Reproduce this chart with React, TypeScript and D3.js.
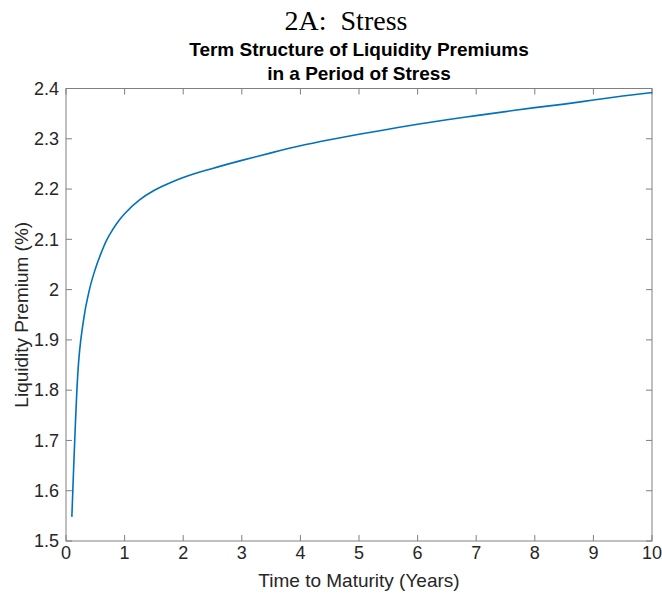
import React from "react";
import * as d3 from "d3";

const maturities = [0.1, 0.2, 0.3, 0.4, 0.5, 0.6, 0.7, 0.8, 0.9, 1.0, 1.25, 1.5, 1.75, 2.0, 2.5, 3.0, 3.5, 4.0, 4.5, 5.0, 5.5, 6.0, 6.5, 7.0, 7.5, 8.0, 8.5, 9.0, 9.5, 10.0];
const premiums = [1.548, 1.83, 1.94, 2.0, 2.041, 2.073, 2.1, 2.12, 2.137, 2.151, 2.178, 2.197, 2.211, 2.223, 2.241, 2.257, 2.272, 2.286, 2.298, 2.309, 2.319, 2.329, 2.338, 2.346, 2.354, 2.362, 2.369, 2.377, 2.385, 2.392];
const xTicks = [0, 1, 2, 3, 4, 5, 6, 7, 8, 9, 10];
const yTicks = [1.5, 1.6, 1.7, 1.8, 1.9, 2.0, 2.1, 2.2, 2.3, 2.4];

const W = 662;
const H = 596;
const left = 66;
const right = 652;
const top = 88.5;
const bottom = 541;

export default function App() {
  const x = d3.scaleLinear().domain([0, 10]).range([left, right]);
  const y = d3.scaleLinear().domain([1.5, 2.4]).range([bottom, top]);
  const pts = maturities.map((m, i) => [m, premiums[i]] as [number, number]);
  const line = d3
    .line<[number, number]>()
    .x((d) => x(d[0]))
    .y((d) => y(d[1]))
    .curve(d3.curveMonotoneX);
  const axisColor = "#808080";
  const textColor = "#262626";
  const font = "'Liberation Sans', Arial, Helvetica, sans-serif";
  const tick = 6;
  const tickFont = 18;
  const labelFont = 19;
  const fmt = (v: number) => (Math.abs(v - Math.round(v)) < 1e-9 ? String(Math.round(v)) : v.toFixed(1));
  return (
    <svg
      width={W}
      height={H}
      style={{ position: "absolute", left: 0, top: 0, background: "#fff" }}
    >
      <rect x={0} y={0} width={W} height={H} fill="#fff" />
      <text x={346} y={30} textAnchor="middle" fontFamily="'Liberation Serif', 'Times New Roman', serif" fontSize={28} fill="#000">
        {"2A:\u00A0 Stress"}
      </text>
      <text x={(left + right) / 2} y={56} textAnchor="middle" fontFamily={font} fontWeight="bold" fontSize={19} fill="#000">
        Term Structure of Liquidity Premiums
      </text>
      <text x={(left + right) / 2} y={80} textAnchor="middle" fontFamily={font} fontWeight="bold" fontSize={19} fill="#000">
        in a Period of Stress
      </text>
      <rect x={left} y={top} width={right - left} height={bottom - top} fill="none" stroke={axisColor} strokeWidth={1} />
      {xTicks.map((t) => (
        <g key={"x" + t}>
          <line x1={x(t)} x2={x(t)} y1={bottom} y2={bottom - tick} stroke={axisColor} />
          <line x1={x(t)} x2={x(t)} y1={top} y2={top + tick} stroke={axisColor} />
          <text x={x(t)} y={559} textAnchor="middle" fontFamily={font} fontSize={tickFont} fill={textColor}>
            {fmt(t)}
          </text>
        </g>
      ))}
      {yTicks.map((t) => (
        <g key={"y" + t}>
          <line x1={left} x2={left + tick} y1={y(t)} y2={y(t)} stroke={axisColor} />
          <line x1={right} x2={right - tick} y1={y(t)} y2={y(t)} stroke={axisColor} />
          <text x={59} y={y(t)} dy="0.35em" textAnchor="end" fontFamily={font} fontSize={tickFont} fill={textColor}>
            {fmt(t)}
          </text>
        </g>
      ))}
      <path d={line(pts) || ""} fill="none" stroke="#0072BD" strokeWidth={1.6} />
      <text x={(left + right) / 2} y={587} textAnchor="middle" fontFamily={font} fontSize={labelFont} fill={textColor}>
        Time to Maturity (Years)
      </text>
      <text
        transform={`translate(27.5,${(top + bottom) / 2}) rotate(-90)`}
        textAnchor="middle"
        fontFamily={font}
        fontSize={labelFont}
        fill={textColor}
      >
        Liquidity Premium (%)
      </text>
    </svg>
  );
}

* * *

_THE REQUEST_
Wherever "React" shows up in a line, copy that line.

_TASK SOLUTION_
Reproduce this chart with React, TypeScript and D3.js.
import React from "react";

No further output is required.